If 95% of right-wing video content hadn’t been scrubbed in the last two years, and if Google still worked, I could just spam 100 of these clips after 60 seconds of Googling. But 95% of right-wing content has been scrubbed, and Google doesn’t work anymore – at all – so I’ll just do a couple.

Here’s a 2019 example of Tucker doing the “media/Democrat script” bit.

Here’s one of Greg Gutfeld doing the bit from a while back.

This happens literally every single day – these people coordinate narratives based on buzzwords, spreading false hoaxes.

What I always found was the biggest revelation and most important accomplishment of #gamergate was that it proved that gaming journalists had an email group where they coordinated talking points.

We’ve never seen a smoking gun that mainstream media does this (other than that it’s obvious), but in February of 2017, the day before the entire media all at the same time came out and attacked MILO as a “pedophile” because of comments that he’d made on a podcast – which was still up on YouTube at the time – someone posted on 4chan that exactly this was going to happen, and that they knew it because they were in an email group.

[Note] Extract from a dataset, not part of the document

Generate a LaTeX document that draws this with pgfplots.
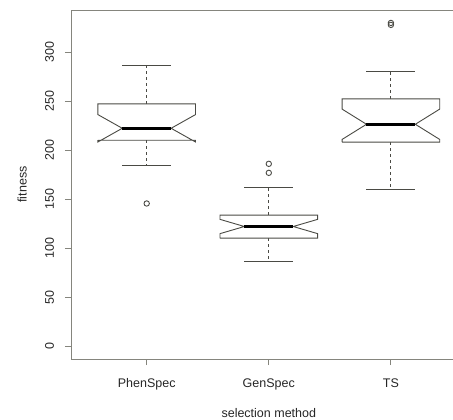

There have been similar cases of these predictions posted on 4chan that I can’t think of right now, but this one was hardcore specific, and came less than 24 hours before, specifically referencing an email group.

But I mean – you don’t really need evidence for the claim “all mainstream media works together to push a narrative” – it is an irrefutable fact, and all you have to do is take one day and

  • Read the New York Times and the Washington Post
  • Watch CNN and MSNBC
  • Watch the late night talk shows

You will then have irrefutable fact that all of these people are working from an established script that some central authority is writing. (The only response is that the New York Times is the central authority, and that they publish early and everyone copies that.)

But Alex Jones and Tucker Carlson repeating the same documented truths – which they have literally presented government documents to prove – is proof of a conspiracy, according to CNN.

Obviously, the reason for the “Tucker is Alex Jones” argument is obvious: Alex Jones has already been banned from everything because “society decided” they didn’t think he had a First Amendment right, because it hurt someone’s feelings or caused people to die from misinformation or whatever.

Many people did not look kindly on the latest Stelter/”Darcy” attack, and compared it to the fact that these people spread a literal hoax for years on end which was proven to be a hoax – and it was proven that they knew it was a hoax.

It truly is all so tiresome.

It’s a blessing from God that Tucker Carlson is still on the air.